Without integration the LLM generates generic code;
with integration it generates code following project conventions.
## Consequences
### Positive
1. Single source of truth for LLM logic
2. CLI detection reduces costs 70-80%
3. Circuit breaker + fallback = high availability
4. 15-30% fewer requests in development (caching)
5. Kogral improves generation quality
6. Feature-gated: each feature is optional
### Negative
1. **Migration effort**: Refactor Vapora, TypeDialog, Provisioning
2. **New dependency**: Projects depend on stratumiops
3. **CLI auth complexity**: Different credential formats per version
4. **Cache invalidation**: Stale responses if not managed well
### Mitigations
| Negative | Mitigation |
| ------------------- | ------------------------------------------- |
| Migration effort | Re-export compatible API from typedialog-ai |
| New dependency | Local path dependency, not crates.io |
| CLI auth complexity | Version detection, fallback to API if fails |
| Cache invalidation | Configurable TTL, bypass option |
## Success Metrics
| Metric | Current | Target |
| ------------------------ | ------- | --------------- |
| Duplicated lines of code | ~500 | 0 |
| CLI credential detection | 0% | 100% |
| Fallback success rate | 0% | >90% |
| Cache hit rate | 0% | 15-30% |
| Latency (provider down) | 30s+ | <1s (fast fail) |
## Cost Impact Analysis
Based on real usage data ($840/month):
| Scenario | Savings |
| -------------------------- | ------------------ |
| CLI detection (Claude Max) | ~$700/month |
| Caching (15% hit rate) | ~$50/month |
| DeepSeek fallback for code | ~$100/month |
| **Total potential** | **$500-700/month** |
## Migration Strategy
### Migration Phases
1. Create stratum-llm with API compatible with typedialog-ai
2. typedialog-ai re-exports stratum-llm (backward compatible)

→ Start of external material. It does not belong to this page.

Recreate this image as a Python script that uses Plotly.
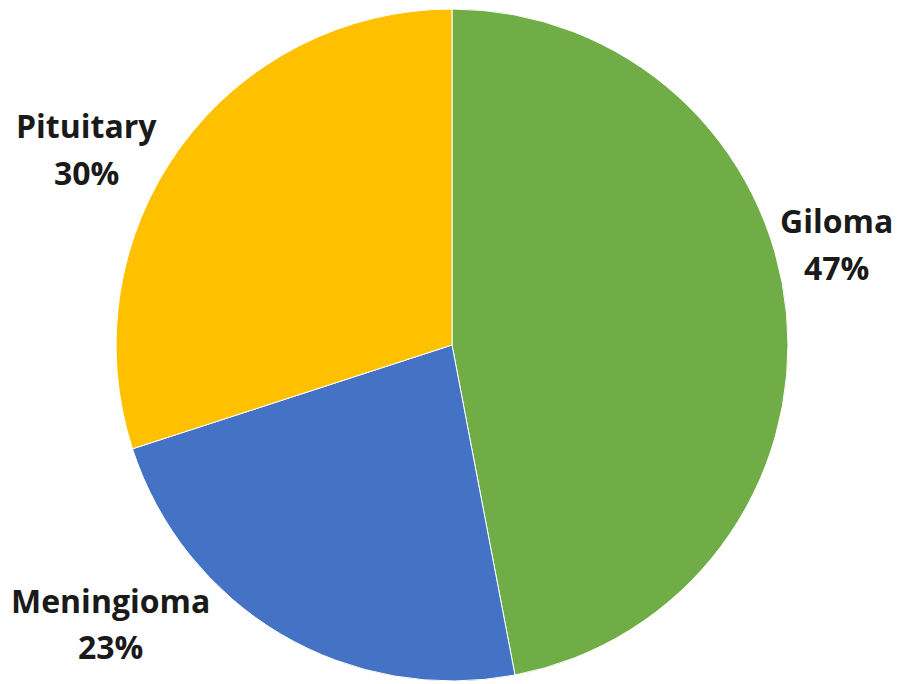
import plotly.graph_objects as go

# tumour class shares (%)
labels = ["Giloma", "Meningioma", "Pituitary"]
values = [47, 23, 30]
colors = ["#70AD47", "#4472C4", "#FFC000"]

# outside label spots in paper coords: (x, y of name line, y of % line)
label_pos = {
    "Giloma": (0.921, 0.690, 0.621),
    "Pituitary": (0.087, 0.8275, 0.759),
    "Meningioma": (0.114, 0.1345, 0.066),
}

fig = go.Figure(
    data=[go.Pie(
        labels=labels,
        values=values,
        sort=False,
        direction="clockwise",
        rotation=0,
        marker=dict(colors=colors, line=dict(color="white", width=1)),
        textinfo="none",
        hoverinfo="label+percent",
        showlegend=False,
        # page body has an 8px margin, domain shifted to compensate
        domain=dict(x=[0.12, 0.8667], y=[0.0161, 0.9985]),
    )]
)

lab_font = dict(family="Open Sans", size=32, color="#1a1a1a")
for lab, val in zip(labels, values):
    x, y1, y2 = label_pos[lab]
    fig.add_annotation(x=x, y=y1, xref="paper", yref="paper",
                       text=f"<b>{lab}</b>", showarrow=False,
                       xanchor="center", yanchor="middle", font=lab_font)
    fig.add_annotation(x=x, y=y2, xref="paper", yref="paper",
                       text=f"<b>{val}%</b>", showarrow=False,
                       xanchor="center", yanchor="middle", font=lab_font)

fig.update_layout(
    width=900, height=684,
    margin=dict(l=0, r=0, t=0, b=0),
    paper_bgcolor="white",
    plot_bgcolor="white",
)

fig.write_html("out.html")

3. Vapora migrates to stratum-llm directly
4. Provisioning migrates its LlmClient to stratum-llm
5. Deprecate typedialog-ai, consolidate in stratum-llm
### Feature Adoption
| Feature | Adoption |
| --------------- | ----------------------------------------- |
| Basic providers | Immediate (direct replacement) |
| CLI detection | Optional, feature flag |
| Circuit breaker | Default on |
| Caching | Default on, configurable TTL |
| Kogral | Feature flag, requires Kogral installed |
## Alternatives Considered
### Alternative 1: Improve typedialog-ai In-Place
**Pros**: No new crate required
**Cons**: TypeDialog is a specific project, not shared infrastructure
**Decision**: stratum-llm in stratumiops is better location for cross-project infrastructure.

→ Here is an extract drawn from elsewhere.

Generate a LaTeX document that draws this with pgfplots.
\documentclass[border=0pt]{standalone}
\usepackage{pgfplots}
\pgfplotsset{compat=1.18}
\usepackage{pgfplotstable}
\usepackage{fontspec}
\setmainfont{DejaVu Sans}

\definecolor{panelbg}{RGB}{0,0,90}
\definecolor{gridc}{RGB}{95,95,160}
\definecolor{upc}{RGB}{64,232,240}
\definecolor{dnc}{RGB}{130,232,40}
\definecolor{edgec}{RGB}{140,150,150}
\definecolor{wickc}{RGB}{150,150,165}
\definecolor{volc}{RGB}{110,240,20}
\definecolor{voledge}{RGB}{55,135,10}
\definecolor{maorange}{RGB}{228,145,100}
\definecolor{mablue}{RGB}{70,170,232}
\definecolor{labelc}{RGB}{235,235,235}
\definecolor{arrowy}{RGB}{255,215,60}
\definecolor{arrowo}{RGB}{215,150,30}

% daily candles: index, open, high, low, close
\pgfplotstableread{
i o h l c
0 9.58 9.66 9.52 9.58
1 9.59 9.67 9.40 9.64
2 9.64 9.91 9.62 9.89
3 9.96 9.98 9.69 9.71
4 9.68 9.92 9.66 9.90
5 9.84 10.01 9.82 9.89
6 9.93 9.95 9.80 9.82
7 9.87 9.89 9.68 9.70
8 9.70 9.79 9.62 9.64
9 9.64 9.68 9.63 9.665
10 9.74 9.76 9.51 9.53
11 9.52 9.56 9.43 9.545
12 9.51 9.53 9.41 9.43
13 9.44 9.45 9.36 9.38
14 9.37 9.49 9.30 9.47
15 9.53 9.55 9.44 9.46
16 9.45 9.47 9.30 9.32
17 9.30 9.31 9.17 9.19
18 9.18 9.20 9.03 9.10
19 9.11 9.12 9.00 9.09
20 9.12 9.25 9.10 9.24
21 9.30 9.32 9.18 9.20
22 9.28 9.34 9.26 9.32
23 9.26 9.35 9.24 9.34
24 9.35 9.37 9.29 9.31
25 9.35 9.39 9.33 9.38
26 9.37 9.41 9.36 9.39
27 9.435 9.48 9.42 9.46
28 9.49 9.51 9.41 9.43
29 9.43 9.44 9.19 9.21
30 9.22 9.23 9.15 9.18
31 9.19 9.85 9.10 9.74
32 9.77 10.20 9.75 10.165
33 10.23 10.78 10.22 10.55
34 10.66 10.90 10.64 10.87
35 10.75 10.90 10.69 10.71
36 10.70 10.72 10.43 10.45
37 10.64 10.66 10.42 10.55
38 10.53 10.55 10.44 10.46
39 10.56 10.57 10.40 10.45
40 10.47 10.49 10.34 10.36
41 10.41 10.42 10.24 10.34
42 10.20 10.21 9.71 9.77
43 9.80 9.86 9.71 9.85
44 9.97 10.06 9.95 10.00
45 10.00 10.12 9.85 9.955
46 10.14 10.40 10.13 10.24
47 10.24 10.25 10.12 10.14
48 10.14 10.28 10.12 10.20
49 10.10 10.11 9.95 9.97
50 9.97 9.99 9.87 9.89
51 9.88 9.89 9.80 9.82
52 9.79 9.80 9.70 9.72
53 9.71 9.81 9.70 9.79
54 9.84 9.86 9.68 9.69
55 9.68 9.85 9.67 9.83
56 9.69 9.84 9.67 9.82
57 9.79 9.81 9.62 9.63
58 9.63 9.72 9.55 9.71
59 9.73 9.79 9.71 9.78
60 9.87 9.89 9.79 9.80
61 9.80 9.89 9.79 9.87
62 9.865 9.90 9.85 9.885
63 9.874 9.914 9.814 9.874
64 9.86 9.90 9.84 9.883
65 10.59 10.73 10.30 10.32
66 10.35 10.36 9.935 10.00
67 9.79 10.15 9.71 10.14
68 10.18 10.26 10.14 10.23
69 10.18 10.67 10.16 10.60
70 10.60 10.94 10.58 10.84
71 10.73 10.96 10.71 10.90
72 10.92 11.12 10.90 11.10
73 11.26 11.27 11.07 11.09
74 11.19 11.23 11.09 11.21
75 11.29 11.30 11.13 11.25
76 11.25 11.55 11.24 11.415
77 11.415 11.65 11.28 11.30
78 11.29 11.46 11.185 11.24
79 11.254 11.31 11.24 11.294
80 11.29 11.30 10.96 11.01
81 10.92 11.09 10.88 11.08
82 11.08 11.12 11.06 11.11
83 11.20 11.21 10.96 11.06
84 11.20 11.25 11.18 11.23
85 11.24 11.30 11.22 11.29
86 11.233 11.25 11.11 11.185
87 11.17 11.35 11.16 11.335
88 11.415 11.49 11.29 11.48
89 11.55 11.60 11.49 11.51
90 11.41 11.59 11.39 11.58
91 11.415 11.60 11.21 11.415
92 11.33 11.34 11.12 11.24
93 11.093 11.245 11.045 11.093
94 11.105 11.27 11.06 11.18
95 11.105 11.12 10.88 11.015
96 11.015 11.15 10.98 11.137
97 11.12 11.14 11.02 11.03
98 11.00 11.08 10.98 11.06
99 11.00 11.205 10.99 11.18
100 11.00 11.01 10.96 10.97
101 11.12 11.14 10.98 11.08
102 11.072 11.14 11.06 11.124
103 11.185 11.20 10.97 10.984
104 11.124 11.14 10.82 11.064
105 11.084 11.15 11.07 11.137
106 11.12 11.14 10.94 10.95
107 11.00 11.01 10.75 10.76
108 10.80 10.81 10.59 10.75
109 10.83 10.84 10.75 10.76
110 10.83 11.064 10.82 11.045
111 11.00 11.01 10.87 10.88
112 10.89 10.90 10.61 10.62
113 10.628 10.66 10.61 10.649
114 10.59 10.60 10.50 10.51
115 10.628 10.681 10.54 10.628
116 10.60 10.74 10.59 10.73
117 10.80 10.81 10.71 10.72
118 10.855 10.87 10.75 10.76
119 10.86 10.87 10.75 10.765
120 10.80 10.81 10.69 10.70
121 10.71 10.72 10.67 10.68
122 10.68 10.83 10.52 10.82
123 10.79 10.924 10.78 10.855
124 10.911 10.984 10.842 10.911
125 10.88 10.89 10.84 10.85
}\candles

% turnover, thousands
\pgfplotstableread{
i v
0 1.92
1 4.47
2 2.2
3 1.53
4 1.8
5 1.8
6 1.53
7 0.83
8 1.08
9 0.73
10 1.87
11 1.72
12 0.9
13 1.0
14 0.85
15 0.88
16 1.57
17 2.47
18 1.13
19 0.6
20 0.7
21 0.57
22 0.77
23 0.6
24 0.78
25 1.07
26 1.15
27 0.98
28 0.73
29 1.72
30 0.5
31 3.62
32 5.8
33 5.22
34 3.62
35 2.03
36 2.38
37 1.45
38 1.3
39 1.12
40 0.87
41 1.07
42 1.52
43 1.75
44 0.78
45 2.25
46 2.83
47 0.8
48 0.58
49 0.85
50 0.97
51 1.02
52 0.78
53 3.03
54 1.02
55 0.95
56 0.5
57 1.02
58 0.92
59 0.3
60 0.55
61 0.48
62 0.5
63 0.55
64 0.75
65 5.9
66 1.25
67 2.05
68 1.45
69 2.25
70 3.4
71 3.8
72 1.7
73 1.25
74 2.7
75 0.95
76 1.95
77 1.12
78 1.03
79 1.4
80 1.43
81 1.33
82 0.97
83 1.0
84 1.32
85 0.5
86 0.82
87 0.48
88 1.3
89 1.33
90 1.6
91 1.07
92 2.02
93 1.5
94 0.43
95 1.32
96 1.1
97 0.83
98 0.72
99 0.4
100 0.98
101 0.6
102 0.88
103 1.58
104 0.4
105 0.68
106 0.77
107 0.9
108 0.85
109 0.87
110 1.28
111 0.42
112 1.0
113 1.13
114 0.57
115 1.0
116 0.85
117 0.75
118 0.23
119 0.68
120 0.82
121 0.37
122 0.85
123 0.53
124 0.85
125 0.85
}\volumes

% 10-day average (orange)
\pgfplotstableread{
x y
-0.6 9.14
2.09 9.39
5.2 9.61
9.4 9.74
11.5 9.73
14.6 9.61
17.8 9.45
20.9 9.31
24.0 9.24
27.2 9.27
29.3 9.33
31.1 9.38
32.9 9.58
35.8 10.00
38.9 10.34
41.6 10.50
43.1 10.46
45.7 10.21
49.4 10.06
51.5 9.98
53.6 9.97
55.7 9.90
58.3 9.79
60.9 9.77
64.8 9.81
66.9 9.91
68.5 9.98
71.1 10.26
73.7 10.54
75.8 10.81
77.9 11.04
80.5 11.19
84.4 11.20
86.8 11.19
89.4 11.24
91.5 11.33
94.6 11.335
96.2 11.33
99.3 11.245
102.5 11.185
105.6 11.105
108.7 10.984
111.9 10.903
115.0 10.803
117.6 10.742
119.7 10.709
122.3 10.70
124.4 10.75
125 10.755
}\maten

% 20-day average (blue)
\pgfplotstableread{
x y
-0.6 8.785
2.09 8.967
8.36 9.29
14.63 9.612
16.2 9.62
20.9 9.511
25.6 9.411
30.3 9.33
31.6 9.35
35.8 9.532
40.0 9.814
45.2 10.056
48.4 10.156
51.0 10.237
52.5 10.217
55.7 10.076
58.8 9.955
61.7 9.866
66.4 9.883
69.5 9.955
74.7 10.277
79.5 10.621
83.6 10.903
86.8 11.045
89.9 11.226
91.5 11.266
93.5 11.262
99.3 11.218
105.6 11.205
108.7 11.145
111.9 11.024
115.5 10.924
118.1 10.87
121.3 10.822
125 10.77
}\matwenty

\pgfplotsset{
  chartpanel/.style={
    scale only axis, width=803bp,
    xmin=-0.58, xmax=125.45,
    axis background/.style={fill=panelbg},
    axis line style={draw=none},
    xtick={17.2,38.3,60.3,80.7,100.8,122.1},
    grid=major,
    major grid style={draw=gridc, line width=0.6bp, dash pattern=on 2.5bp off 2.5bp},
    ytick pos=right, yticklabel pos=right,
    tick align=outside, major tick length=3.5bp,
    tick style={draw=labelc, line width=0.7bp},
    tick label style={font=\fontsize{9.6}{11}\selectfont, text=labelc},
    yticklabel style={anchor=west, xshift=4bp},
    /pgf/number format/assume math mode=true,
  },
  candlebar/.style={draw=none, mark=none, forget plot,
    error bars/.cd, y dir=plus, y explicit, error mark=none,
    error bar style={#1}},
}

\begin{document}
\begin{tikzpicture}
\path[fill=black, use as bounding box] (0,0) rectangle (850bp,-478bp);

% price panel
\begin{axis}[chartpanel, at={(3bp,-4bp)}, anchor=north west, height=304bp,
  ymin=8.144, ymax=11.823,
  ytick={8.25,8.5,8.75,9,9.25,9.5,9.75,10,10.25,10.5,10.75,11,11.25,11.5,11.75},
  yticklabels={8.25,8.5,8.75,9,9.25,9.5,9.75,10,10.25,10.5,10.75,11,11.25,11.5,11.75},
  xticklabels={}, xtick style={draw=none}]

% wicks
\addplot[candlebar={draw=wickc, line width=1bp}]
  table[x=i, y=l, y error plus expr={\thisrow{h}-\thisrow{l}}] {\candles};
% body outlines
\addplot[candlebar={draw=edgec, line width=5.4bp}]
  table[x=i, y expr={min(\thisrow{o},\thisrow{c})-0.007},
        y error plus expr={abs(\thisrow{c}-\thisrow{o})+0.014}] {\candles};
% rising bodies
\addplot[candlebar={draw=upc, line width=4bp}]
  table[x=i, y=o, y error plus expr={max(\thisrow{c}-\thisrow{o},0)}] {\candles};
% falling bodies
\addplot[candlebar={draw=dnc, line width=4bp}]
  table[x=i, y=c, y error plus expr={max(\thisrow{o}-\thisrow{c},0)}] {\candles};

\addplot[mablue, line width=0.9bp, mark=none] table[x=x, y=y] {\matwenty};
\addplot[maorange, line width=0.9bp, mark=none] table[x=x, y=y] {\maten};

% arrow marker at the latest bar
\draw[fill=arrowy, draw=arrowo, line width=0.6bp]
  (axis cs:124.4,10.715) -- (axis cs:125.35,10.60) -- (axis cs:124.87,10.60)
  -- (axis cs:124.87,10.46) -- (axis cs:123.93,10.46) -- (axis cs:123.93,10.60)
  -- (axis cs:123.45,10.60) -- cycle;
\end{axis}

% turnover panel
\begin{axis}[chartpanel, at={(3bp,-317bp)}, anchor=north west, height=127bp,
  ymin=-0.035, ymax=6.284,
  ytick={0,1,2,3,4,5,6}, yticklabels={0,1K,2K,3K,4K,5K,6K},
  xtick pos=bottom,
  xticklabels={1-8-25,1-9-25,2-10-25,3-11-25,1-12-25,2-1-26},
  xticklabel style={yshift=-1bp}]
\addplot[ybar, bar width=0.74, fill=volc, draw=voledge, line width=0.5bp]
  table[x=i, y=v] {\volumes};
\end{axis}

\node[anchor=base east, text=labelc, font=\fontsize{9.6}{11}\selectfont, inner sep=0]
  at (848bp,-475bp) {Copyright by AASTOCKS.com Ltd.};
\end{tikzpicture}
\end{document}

### Alternative 2: Use LiteLLM (Python) as Proxy
**Pros**: Very complete, 100+ providers
**Cons**: Python dependency, proxy latency, not Rust-native
**Decision**: Keep pure Rust stack.
### Alternative 3: Each Project Maintains Its Own Implementation
**Pros**: Independence
**Cons**: Duplication, inconsistency, bugs not shared
**Decision**: Consolidation is better long-term.
## References
**Existing Implementations**:
- TypeDialog: `typedialog/crates/typedialog-ai/`
- Vapora: `vapora/crates/vapora-llm-router/`
- Provisioning: `provisioning/platform/crates/rag/`
**Kogral**: `kogral/`
**Target Location**: `stratumiops/crates/stratum-llm/`